There’s also other common-sense solutions. Skilled social worker teams should be employed to rapidly respond to potentially dangerous situations, empowered to de-escalate conflict, and offer state resources to those that need them. Transit workers who are ATU members should work alongside such teams. Those routes and those times where most conflicts occur should be given priority, with Intervention Teams proliferating them.
We Need Real Answers
Blaming the homeless for increased assaults and harassment on public transit is cowardly from a union leader of the biggest transit worker union in North America. President Costa is trying to show that he is “fighting for the safety of his members,” but really he is just opportunistically blaming the most marginalized people who are not responsible for the conditions that forced them to use public transit as shelter. His answers only sweep the problem under the rug, so it won’t really keep transit workers and ATU members safe. Those that are responsible are the private developers and landlords that would rather profit from housing than to actually guarantee housing for everyone as a basic human right.

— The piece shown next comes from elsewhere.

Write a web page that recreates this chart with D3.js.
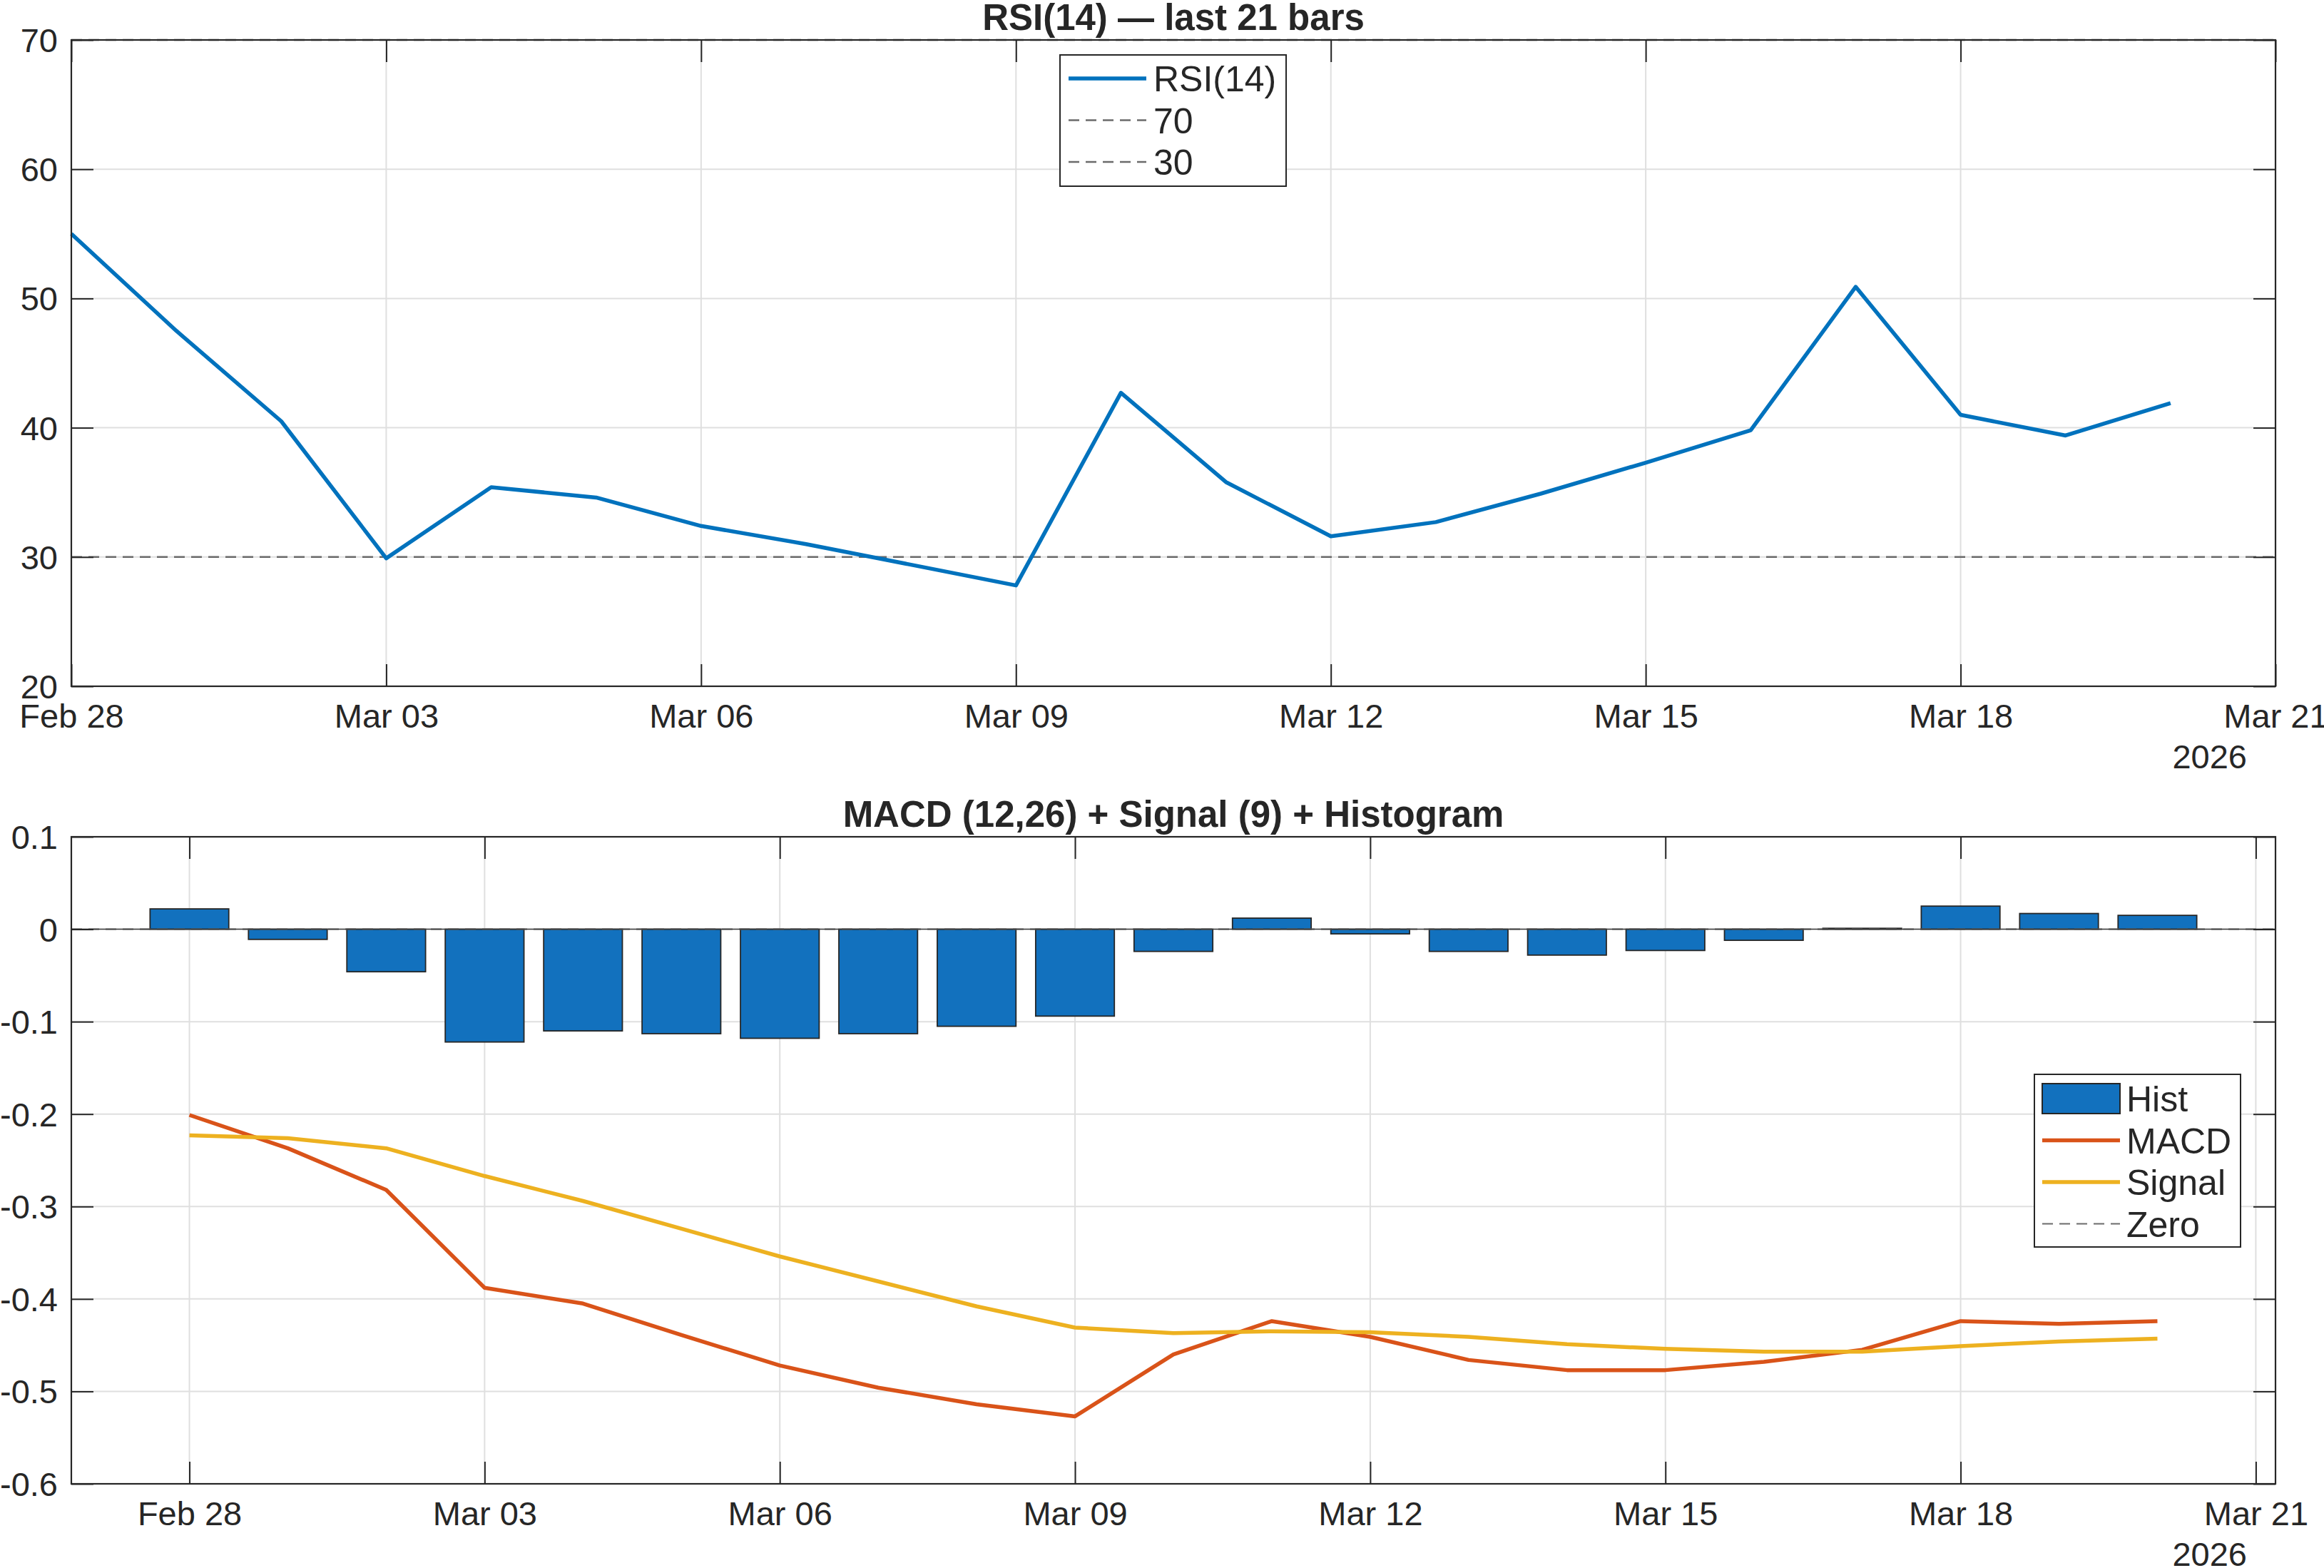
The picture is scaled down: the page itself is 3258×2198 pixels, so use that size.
<!DOCTYPE html>
<html>
<head>
<meta charset="utf-8">
<script src="https://cdn.jsdelivr.net/npm/d3@7"></script>
<style>
  body { margin: 0; background: #fff; }
  text { font-family: "Liberation Sans", Arial, Helvetica, sans-serif; fill: #262626; }
</style>
</head>
<body>
<svg id="chart"></svg>
<script>
// data: 21 daily bars, Feb 28 .. Mar 20 2026
const dates = ["2026-02-28", "2026-03-01", "2026-03-02", "2026-03-03", "2026-03-04", "2026-03-05",
  "2026-03-06", "2026-03-07", "2026-03-08", "2026-03-09", "2026-03-10", "2026-03-11", "2026-03-12",
  "2026-03-13", "2026-03-14", "2026-03-15", "2026-03-16", "2026-03-17", "2026-03-18", "2026-03-19",
  "2026-03-20"];
const rsi = [55.0, 47.5, 40.5, 29.9, 35.4, 34.6, 32.4, 31.0, 29.4, 27.8, 42.7, 35.8, 31.6,
  32.7, 34.9, 37.3, 39.8, 50.9, 41.0, 39.4, 41.9];
const macd = [-0.201, -0.237, -0.282, -0.388, -0.405, -0.439, -0.472, -0.496, -0.514, -0.527, -0.460,
  -0.424, -0.441, -0.466, -0.477, -0.477, -0.468, -0.455, -0.424, -0.427, -0.424];
const signal = [-0.223, -0.226, -0.237, -0.267, -0.294, -0.324, -0.354, -0.381, -0.408, -0.431, -0.437,
  -0.435, -0.436, -0.441, -0.449, -0.454, -0.457, -0.457, -0.451, -0.446, -0.443];
const hist = [0.022, -0.011, -0.046, -0.122, -0.110, -0.113, -0.118, -0.113, -0.105, -0.094, -0.024,
  0.012, -0.005, -0.024, -0.028, -0.023, -0.012, 0.001, 0.025, 0.017, 0.015];

const xTickDates = ["2026-02-28", "2026-03-03", "2026-03-06", "2026-03-09", "2026-03-12",
  "2026-03-15", "2026-03-18", "2026-03-21"];
const rsiTicks = [20, 30, 40, 50, 60, 70];
const macdTicks = [-0.6, -0.5, -0.4, -0.3, -0.2, -0.1, 0, 0.1];
const rsiLevels = [70, 30];
const rsiLegend = ["RSI(14)", "70", "30"];
const macdLegend = ["Hist", "MACD", "Signal", "Zero"];
const yearLabel = "2026";

const W = 3258, H = 2198;
const FONT = 47, LEG_FONT = 50, TITLE_FONT = 51, TICK = 31;
const AX = "#262626", GRID = "#dfdfdf", DASH = "#6b6b6b";
const BLUE = "#0072BD", BAR = "#1271BE", ORANGE = "#D95319", YELLOW = "#EDB120";
const LW = 5.5;

const parse = d3.utcParse("%Y-%m-%d");
const fmt = d3.utcFormat("%b %d");
const DAY = 864e5;
const days = dates.map(parse);
const xTicks = xTickDates.map(parse);

const svg = d3.select("#chart").attr("width", W).attr("height", H);
svg.append("rect").attr("width", W).attr("height", H).attr("fill", "#fff");

// light grid under the data
function frame(g, x, y, box, yTicks) {
    const grid = g.append("g").attr("class", "grid");
    grid.selectAll("line.gx").data(xTicks).enter().append("line")
        .attr("x1", d => x(d)).attr("x2", d => x(d))
        .attr("y1", box.top).attr("y2", box.bottom)
        .attr("stroke", GRID).attr("stroke-width", 2);
    grid.selectAll("line.gy").data(yTicks).enter().append("line")
        .attr("y1", d => y(d)).attr("y2", d => y(d))
        .attr("x1", box.left).attr("x2", box.right)
        .attr("stroke", GRID).attr("stroke-width", 2);
}

// ticks on all four sides (inward), box on top
function axes(g, x, y, box, yTicks, yFmt) {
    const bottom = g.append("g")
        .attr("transform", `translate(0,${box.bottom})`)
        .call(d3.axisBottom(x).tickValues(xTicks).tickFormat(fmt)
            .tickSizeInner(-TICK).tickSizeOuter(0).tickPadding(25));
    const top = g.append("g")
        .attr("transform", `translate(0,${box.top})`)
        .call(d3.axisTop(x).tickValues(xTicks).tickFormat("")
            .tickSizeInner(-TICK).tickSizeOuter(0));
    const left = g.append("g")
        .attr("transform", `translate(${box.left},0)`)
        .call(d3.axisLeft(y).tickValues(yTicks).tickFormat(yFmt)
            .tickSizeInner(-TICK).tickSizeOuter(0).tickPadding(19));
    const right = g.append("g")
        .attr("transform", `translate(${box.right},0)`)
        .call(d3.axisRight(y).tickValues(yTicks).tickFormat("")
            .tickSizeInner(-TICK).tickSizeOuter(0));
    [bottom, top, left, right].forEach(a => {
        a.select(".domain").remove();
        a.attr("font-size", FONT).attr("font-family", null);
        a.selectAll(".tick line").attr("stroke", AX).attr("stroke-width", 2);
        a.selectAll(".tick text").attr("fill", AX);
    });
    left.selectAll(".tick text").attr("dy", "0.35em");

    g.append("rect")
        .attr("x", box.left).attr("y", box.top)
        .attr("width", box.right - box.left).attr("height", box.bottom - box.top)
        .attr("fill", "none").attr("stroke", AX).attr("stroke-width", 2.2);

    g.append("text")
        .attr("x", 3150).attr("y", box.bottom + 115)
        .attr("text-anchor", "end").style("font-size", FONT + "px")
        .text(yearLabel);
}

function title(g, box, txt) {
    g.append("text")
        .attr("x", (box.left + box.right) / 2).attr("y", box.top - 14)
        .attr("text-anchor", "middle")
        .style("font-size", TITLE_FONT + "px").style("font-weight", "bold")
        .text(txt);
}

function legend(g, lb, items) {
    g.append("rect")
        .attr("x", lb.x).attr("y", lb.y).attr("width", lb.w).attr("height", lb.h)
        .attr("fill", "#fff").attr("stroke", AX).attr("stroke-width", 2);
    items.forEach((it, i) => {
        const cy = lb.firstY + i * lb.step;
        if (it.type === "patch") {
            g.append("rect")
                .attr("x", lb.sx0).attr("y", cy - 21).attr("width", lb.sx1 - lb.sx0).attr("height", 42)
                .attr("fill", it.color).attr("stroke", AX).attr("stroke-width", 2);
        } else {
            g.append("line")
                .attr("x1", lb.sx0).attr("x2", lb.sx1).attr("y1", cy).attr("y2", cy)
                .attr("stroke", it.color).attr("stroke-width", it.width)
                .attr("stroke-dasharray", it.dash || null);
        }
        g.append("text")
            .attr("x", lb.tx).attr("y", cy + 18)
            .style("font-size", LEG_FONT + "px")
            .text(it.label);
    });
}

// ---------------- RSI panel ----------------
const rsiBox = {left: 100, right: 3190, top: 56, bottom: 962};
const x1 = d3.scaleUtc().domain([parse("2026-02-28"), parse("2026-03-21")]).range([rsiBox.left, rsiBox.right]);
const y1 = d3.scaleLinear().domain([20, 70]).range([rsiBox.bottom, rsiBox.top]);

const g1 = svg.append("g");
frame(g1, x1, y1, rsiBox, rsiTicks);

g1.selectAll("line.level").data(rsiLevels).enter().append("line")
    .attr("x1", rsiBox.left).attr("x2", rsiBox.right)
    .attr("y1", d => y1(d)).attr("y2", d => y1(d))
    .attr("stroke", DASH).attr("stroke-width", 2.5).attr("stroke-dasharray", "15,9");

g1.append("path")
    .datum(rsi)
    .attr("fill", "none").attr("stroke", BLUE).attr("stroke-width", LW)
    .attr("stroke-linejoin", "round")
    .attr("d", d3.line().x((d, i) => x1(days[i])).y(d => y1(d)));

axes(g1, x1, y1, rsiBox, rsiTicks, d3.format("d"));
title(g1, rsiBox, "RSI(14) \u2014 last 21 bars");

legend(g1, {x: 1486, y: 77, w: 317, h: 184, firstY: 110, step: 58.5, sx0: 1498, sx1: 1607, tx: 1617},
    [{label: rsiLegend[0], color: BLUE, width: LW},
     {label: rsiLegend[1], color: DASH, width: 2.5, dash: "15,9"},
     {label: rsiLegend[2], color: DASH, width: 2.5, dash: "15,9"}]);

// ---------------- MACD panel ----------------
const macdBox = {left: 100, right: 3190, top: 1173, bottom: 2080};
const d0 = parse("2026-02-28").getTime();
const x2 = d3.scaleUtc()
    .domain([new Date(d0 - 1.2 * DAY), new Date(d0 + 21.2 * DAY)])
    .range([macdBox.left, macdBox.right]);
const y2 = d3.scaleLinear().domain([-0.6, 0.1]).range([macdBox.bottom, macdBox.top]);

const g2 = svg.append("g");
frame(g2, x2, y2, macdBox, macdTicks);

g2.selectAll("rect.bar").data(hist).enter().append("rect")
    .attr("class", "bar")
    .attr("x", (d, i) => x2(new Date(days[i].getTime() - 0.4 * DAY)))
    .attr("width", (d, i) => x2(new Date(days[i].getTime() + 0.4 * DAY)) - x2(new Date(days[i].getTime() - 0.4 * DAY)))
    .attr("y", d => y2(Math.max(0, d)))
    .attr("height", d => Math.abs(y2(d) - y2(0)))
    .attr("fill", BAR).attr("stroke", AX).attr("stroke-width", 1.8);

// zero: dashed line under the bar baseline
g2.append("line")
    .attr("x1", macdBox.left).attr("x2", macdBox.right)
    .attr("y1", y2(0)).attr("y2", y2(0))
    .attr("stroke", DASH).attr("stroke-width", 2).attr("stroke-dasharray", "15,9");
g2.append("line")
    .attr("x1", macdBox.left).attr("x2", macdBox.right)
    .attr("y1", y2(0)).attr("y2", y2(0))
    .attr("stroke", "#3c3c3c").attr("stroke-width", 1.6);

const line2 = d3.line().x((d, i) => x2(days[i])).y(d => y2(d));
g2.append("path").datum(macd)
    .attr("fill", "none").attr("stroke", ORANGE).attr("stroke-width", LW)
    .attr("stroke-linejoin", "round").attr("d", line2);
g2.append("path").datum(signal)
    .attr("fill", "none").attr("stroke", YELLOW).attr("stroke-width", LW)
    .attr("stroke-linejoin", "round").attr("d", line2);

const macdFmt = d => d === 0 ? "0" : String(+d.toFixed(1));
axes(g2, x2, y2, macdBox, macdTicks, macdFmt);
title(g2, macdBox, "MACD (12,26) + Signal (9) + Histogram");

legend(g2, {x: 2852, y: 1506, w: 289, h: 242, firstY: 1540, step: 58.5, sx0: 2863, sx1: 2972, tx: 2981},
    [{label: macdLegend[0], color: BAR, type: "patch"},
     {label: macdLegend[1], color: ORANGE, width: LW},
     {label: macdLegend[2], color: YELLOW, width: LW},
     {label: macdLegend[3], color: DASH, width: 2, dash: "15,9"}]);
</script>
</body>
</html>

Instead of blaming the homeless for the conditions that are out of their control, the labor movement should be attacking the root cause. We don’t need more band-aid solutions. Better labor leaders should be demanding more public housing and rent control. These are better alternatives, because better sustainable housing will mean better sustainable public transit. President Costa should be demanding that we tax the rich to make housing more affordable for the homeless, and make all public transit fare-free, instead of scoring cheap political points.